Hiroshima mayor calls for nuclear weapons ban

CHICAGO — Tadatoshi Akiba, mayor of Hiroshima, Japan, and president of Mayors for Peace, addressed a standing room crowd of over 350 at DePaul University here April 27. Akiba is touring the U.S. as part of the month of activities coinciding with the United Nations world conference on the Nuclear Nonproliferation Treaty. Mayors and city officials will call on heads of states to begin eliminating nuclear weapons, instead of undermining the treaty’s disarmament obligations.
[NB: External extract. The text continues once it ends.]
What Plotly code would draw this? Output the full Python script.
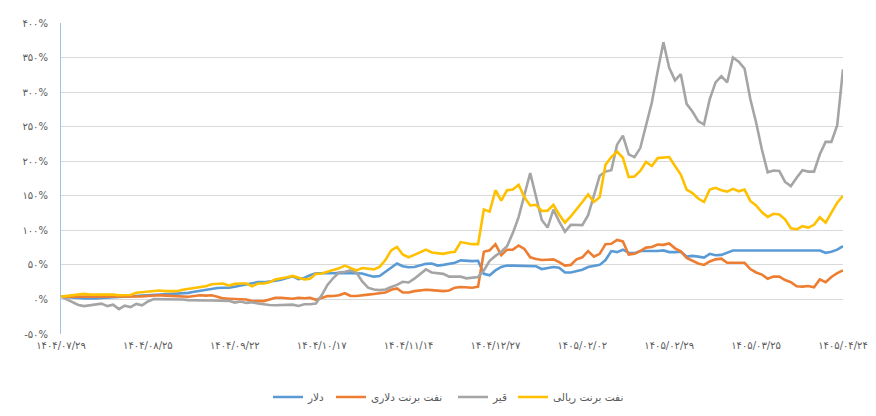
import plotly.graph_objects as go

# ---- data (values in percent) ----
tick_labels = ["۱۴۰۴/۰۷/۲۹", "۱۴۰۴/۰۸/۲۵", "۱۴۰۴/۰۹/۲۲", "۱۴۰۴/۱۰/۱۷", "۱۴۰۴/۱۱/۱۴",
               "۱۴۰۴/۱۲/۲۷", "۱۴۰۵/۰۲/۰۲", "۱۴۰۵/۰۲/۲۹", "۱۴۰۵/۰۳/۲۵", "۱۴۰۵/۰۴/۲۴"]
tick_positions = [0, 15, 30, 45, 60, 75, 90, 105, 120, 135]

y_tick_values = [-50, 0, 50, 100, 150, 200, 250, 300, 350, 400]
y_tick_labels = ["-۵۰%", "۰%", "۵۰%", "۱۰۰%", "۱۵۰%", "۲۰۰%", "۲۵۰%", "۳۰۰%", "۳۵۰%", "۴۰۰%"]

names = ["دلار", "نفت برنت دلاری", "قیر", "نفت برنت ریالی"]
colors = ["#5B9BD5", "#ED7D31", "#A5A5A5", "#FFC000"]

dollar = [4, 3, 2.5, 2, 1.5, 1, 1.5, 2, 2.5, 3, 3.5, 4, 4, 4, 4.5, 5, 6, 6.5, 7, 8,
          8.5, 9, 9.5, 11, 12.5, 13.5, 15, 16.5, 17, 17, 18.5, 20, 21, 23, 25, 25, 25.5, 27, 28.5, 31,
          33.5, 29.5, 31, 35, 38, 38, 37.6, 38, 38.5, 38.5, 38.5, 38, 37.6, 35, 33, 34, 40, 47, 52, 48,
          46.5, 47, 49, 51.5, 52, 49, 50, 51, 53, 56.5, 55.5, 55.5, 56, 37, 35, 42, 47, 49, 49, 49,
          49, 48, 48, 44, 45, 47, 46, 39, 39, 41, 43, 47, 48, 50, 57, 70, 68.5, 72, 67.5, 67,
          70, 70, 69, 70, 71, 68.5, 68.5, 69, 62, 63, 62, 60.5, 66, 64, 64.5, 68, 70.8, 70.8, 70.8, 70.8,
          70.8, 70.8, 70.8, 70.8, 70.8, 70.8, 70.8, 70.8, 70.8, 70.8, 70.8, 70.8, 67.5, 69, 72, 77]

brent_usd = [4, 4, 3.5, 4, 4, 3.5, 3.5, 4, 4, 4, 4, 4, 4, 4.5, 4.5, 5, 6, 6, 5.5, 5,
             4.5, 4, 4, 5, 6, 5.5, 6, 4, 1.5, 1, 0.5, 0.5, 0, -2.4, -2.4, -2.4, 0, 2.4, 2.5, 1.7,
             1, 2.4, 1.7, 2.4, -0.5, 2, 4.8, 5, 6, 9, 5, 5, 5.5, 7, 8, 8.5, 10, 14, 16, 10,
             10, 12, 13, 14, 13.5, 13, 12, 13, 17, 18, 18, 17, 18.5, 69, 71, 80, 64, 72, 72, 78,
             73, 61, 58.5, 57, 57.5, 58, 54, 49, 50, 58, 61, 70, 62, 66, 80, 80.5, 86, 84, 65, 66,
             70, 75, 76, 79.5, 79, 81, 74, 69.5, 60, 56, 52, 50, 55, 58, 59, 53, 53, 52, 53, 44,
             39, 36, 30, 33, 33, 28, 25, 19, 18.5, 19.5, 17.5, 29, 25, 32.5, 38, 42]

bitumen = [4, 0, -5, -8, -9.6, -8.5, -7, -6, -9.6, -7.5, -14, -9, -11, -6.5, -8.5, -3, 0.5, 0.5, 0.5, 0.5,
           0.5, 0, -1, -1.5, -1.5, -1.5, -1.5, -1.5, -1.5, -2, -4.5, -3, -5, -4, -6, -7.5, -8, -8.5, -8, -7.5,
           -7.5, -9.5, -7, -7, -6, 6, 21, 31, 39, 40, 42, 39, 26, 17, 14.5, 13.5, 14.5, 18, 21, 25.5,
           24.5, 30, 37, 43.5, 39, 38.5, 37, 33, 32.8, 33, 30.5, 31.5, 32.5, 42, 56, 63, 69, 77, 96, 119,
           150, 183, 149, 115, 104, 130, 113, 98, 108, 107.5, 107.5, 122, 150, 179, 185, 187, 224, 237, 210, 206,
           219, 250, 285, 330, 372, 335, 317, 326, 283, 272, 258, 253, 290, 314, 323, 314, 350, 344, 334, 290,
           256, 217, 184, 186.5, 186, 170, 164, 176, 187, 185, 185, 210, 228, 228, 252, 333]

brent_irr = [4, 5, 6, 8, 8, 7, 7, 7.5, 7, 7, 6, 6, 6.5, 9.6, 10.5, 12, 13, 13, 12, 12,
             12, 14, 15, 16, 17.5, 19, 22, 22.5, 23, 20, 22.5, 23, 23, 19, 23, 23, 25, 29, 30, 32,
             34, 31.5, 29, 30, 37, 37.6, 40, 43, 45, 49, 46, 42, 45.5, 45, 43.5, 47, 57, 71, 76, 65,
             61, 64.5, 68, 72, 68, 67, 66, 68, 69, 83, 81, 80, 80, 130, 127, 158, 143, 158, 159, 166,
             148, 136, 137, 128, 128.5, 137, 123, 111, 120, 130, 141, 152, 141, 148, 195, 206, 214, 205, 177, 178,
             186, 199, 193, 204.5, 205.5, 206, 193, 180.6, 159, 154, 146, 141, 159, 161.5, 158, 156, 160, 156.5, 159, 142.5,
             136, 126, 119.5, 124, 123, 116, 103, 101.5, 106, 104, 108, 119, 111, 126, 140, 150]

series = [dollar, brent_usd, bitumen, brent_irr]
x_index = list(range(len(dollar)))

FONT = "DejaVu Sans, Noto Sans, sans-serif"
W, H = 876, 416

# legend entry placement (left edge of each line sample, in pixels)
legend_ids = ["legend", "legend2", "legend3", "legend4"]
legend_left_px = [275, 338, 460, 520]

fig = go.Figure()
for name, vals, col, lid in zip(names, series, colors, legend_ids):
    fig.add_trace(go.Scatter(
        x=x_index, y=vals, mode="lines", name=name,
        line=dict(color=col, width=2.6),
        hoverinfo="skip", legend=lid,
    ))

layout_legends = {}
for lid, px in zip(legend_ids, legend_left_px):
    layout_legends[lid] = dict(
        orientation="h", xref="container", yref="container",
        x=(px - 7) / W, xanchor="left", y=1 - 397 / H, yanchor="middle",
        font=dict(size=10.5, color="#595959", family=FONT),
        bgcolor="rgba(0,0,0,0)", itemwidth=30,
    )

fig.update_layout(
    width=W, height=H,
    margin=dict(l=61, r=33, t=23, b=82, autoexpand=False),
    paper_bgcolor="white", plot_bgcolor="white",
    font=dict(family=FONT, size=10, color="#595959"),
    showlegend=True,
    **layout_legends,
)
fig.update_xaxes(
    range=[0, len(dollar) - 1], automargin=False,
    tickmode="array", tickvals=tick_positions, ticktext=tick_labels,
    showgrid=False, zeroline=False, showline=False,
    ticks="", ticklabelstandoff=4,
    tickfont=dict(size=10, color="#595959"),
)
fig.update_yaxes(
    range=[-50, 400], automargin=False,
    tickmode="array", tickvals=y_tick_values, ticktext=y_tick_labels,
    showgrid=True, gridcolor="#D9D9D9", gridwidth=1,
    zeroline=False, showline=True, linecolor="#9DC3E6", linewidth=1,
    ticks="", ticklabelstandoff=10,
    tickfont=dict(size=10, color="#595959"),
)

fig.write_html("out.html")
The Bush administration policy to create new nuclear weapons has been singled out as the main challenge to the international treaty.

Akiba, although optimistic about humanity’s ability to survive, urged the audience not to be indifferent to the proliferation of nuclear weapons. “The fate of humanity is in our hands,” he said.

He called on people to lobby their mayor to join Mayors for Peace, organize community activities and have their organizations endorse the “World Mayors Emergency Campaign to Eliminate Nuclear Weapons – 2020 Vision Campaign.”

Sponsored by various DePaul University programs and colleges, including the Office of the President, the event included a powerful documentary film on Hiroshima and Nagasaki.

On Aug. 6, to commemorate the 60th anniversary of the U.S. atomic bombing of Hiroshima, peace organizations will hold nationally coordinated protests against U.S. nuclear weapons policy. Sites so far include laboratories at Livermore, Calif., Los Alamos, N.M., and facilities Nevada and Tennessee. On Aug. 9, the date the Japanese town of Nagasaki was destroyed by a second U.S. atom bomb, candlelight vigils will be held in front of city halls across the U.S. Actions and conferences will be also be held worldwide.

The audience, a diverse, cross-section of the public, gave Akiba a standing ovation in recognition for his work. A group of students presented him with chains of origami peace cranes.